Last century, Margaret Thatcher gave the world ‘Thatcherism’ and her counterpart – and good friend – across the Atlantic brought us ‘Reaganomics’.
More recently, Japanese Prime Minister Shinzo Abe’s policies to revive the economy after two decades of stagnation inspired ‘Abenomics’ and now Chinese Premier Li Keqiang has stepped up with ‘Likonomics’.
The origins of the term – and the correct spelling – are vague, but Richard Harris, CEO of Hong Kong-based Port Shelter Investment Management originally referred to 'Lionomics' in March. Post columnist Tom Holland also referred to ‘Liconomics’ last week, and a few days later Barclays Capital produced its own version, spelled 'Likonomics'.
Three Barclays Capital economists wrote that Likonomics was “exactly what China needs to put its economy on a sustainable path, which we estimate is around 6 per cent to 8 per cent annual growth for the next 10 years”.
Thatcherism aimed at lowering inflation, reducing the size of government, and privatisation, freeing up markets, particularly the labour market. Ronald Reagan aimed to slow the growth of government spending, cut taxes, slash red tape and control the money supply.
They stand in stark contrast to the policies espoused by Japan’s Abe, who wants to lift inflation to at least two per cent, weaken the yen and print money and boost public investment.
Defining Likonomics is more challenging.
Barclays Capital believes that the three pillars of Li’s economic policies are straightforward: no stimulus, de-leveraging and structural reform.
Li wants to lessen government directed investment, lower China’s credit ratio and loosen controls over utility prices and interest rates.

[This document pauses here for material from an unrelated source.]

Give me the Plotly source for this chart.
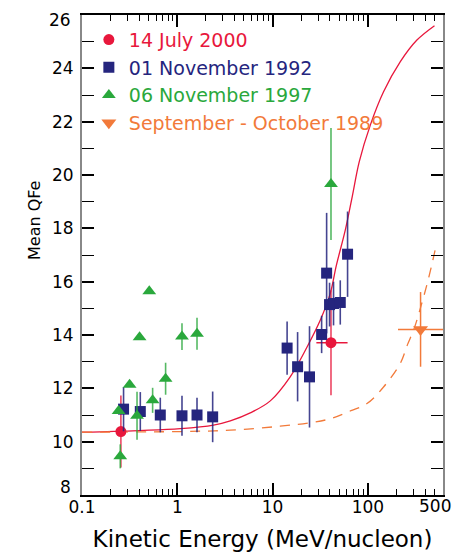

Unsurprisingly, China Daily praised Likonomics, saying in an editorial  that it was “in a nutshell, trading the economy’s short-term pain for long-term gain.”
If Likonomics succeeds, “it may be seen as a mini-crisis on a controlled scale, engineered by the government’s visible hand, to divert from the likelihood of a more serious crisis that would otherwise be inevitable if things are left entirely to be decided by the invisible hand of market forces,” the newspaper said. “China’s visible hand is likely to work as regulation within the market, instead of against the market.”
Others were more cynical. In a blog , a journalist for The Economist reported that Beijing’s aversion to government-sponsored surpluses and overaggressive deleveraging might do more harm than good.
“Too many economists in China now think that stimulus is autonomous with reform, as if microeconomic evolution requires macroeconomic pain,” the Economist blog said. “It doesn’t… [China] still runs a sizeable current-account surplus, which shows that it spends less than it earns…Its domestic demand falls short of its supply…and consumer price inflation remains low, which shows that domestic and foreign demand combined are not putting undue pressure on productive resources. China does not need to spend less. It just needs to spend differently.”